L2P2.0 invites middle and high school students to choose an issue and create a letter in text, video, audio, code or other multimedia formats. They can then post this letter to a national publishing platform, interact with letters from other learners across the country, and explore diverse viewpoints.
The platform also hosts a wealth of resources for teachers with ideas to help students create letters in a variety of formats, as well as links to election-related curriculum and information.
Casey Olsen, a high school English teacher in Columbus, Mont., is excited about the ways L2P2.0 connects students to a national conversation that will continue beyond Election Day.

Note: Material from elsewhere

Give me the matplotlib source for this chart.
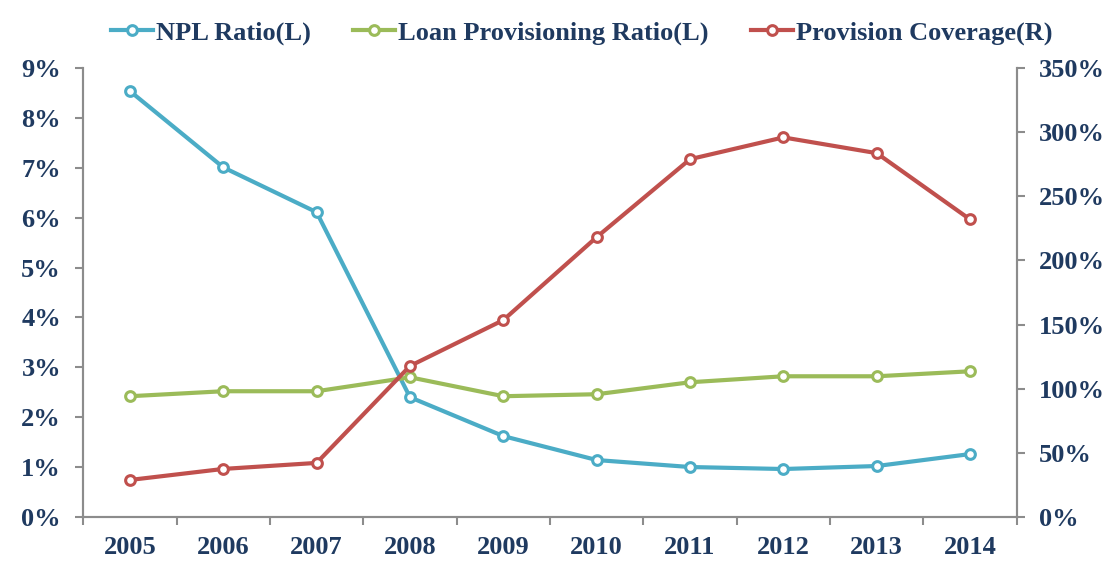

“Growing up in rural Montana, my students often feel disconnected from larger conversations. They really yearn to make sense of the world though and to add their voices to that larger dialogue,” Olsen says. “I appreciate the opportunity for my students to take part in L2P2.0. President Barack Obama and House Speaker Paul Ryan have both recently made appeals to their colleagues in government and to the American people to change American discourse. We must shift to a focus on issues and to conversations that are civil and respectful. L2P2.0 is an opportunity for teachers to affect that change, and it is an opportunity for students to lead that change.”
In addition to elevating the level of civic discourse, examining election issues also builds key research and writing skills along with boosting media literacy and critical thinking.
“L2P2.0 gives my (students) a natural outlet to share their nuanced views and showcase their argument writing skills,” Olsen says. “And whether we’re talking about L2P2.0 or letters to the editor of our local newspaper, I think it’s important to teach students these skills, build up their confidence, and encourage them to share what they see and think through letters to decision-makers. That’s how we raise up a generation of solution-oriented problem-solvers.”
For teachers still deciding if the project is for them, Christina Puntel, a high school teacher in Philadelphia, has this advice,
“Collaborate with your colleagues and see what happens! Use resources from partners like KQED, the National Writing Project, College Ready Writers, Mozilla and others. Take time to read letters from students who have already published on the website. I’ve gotten a great deal of inspiration and energy for the journey from those letters.”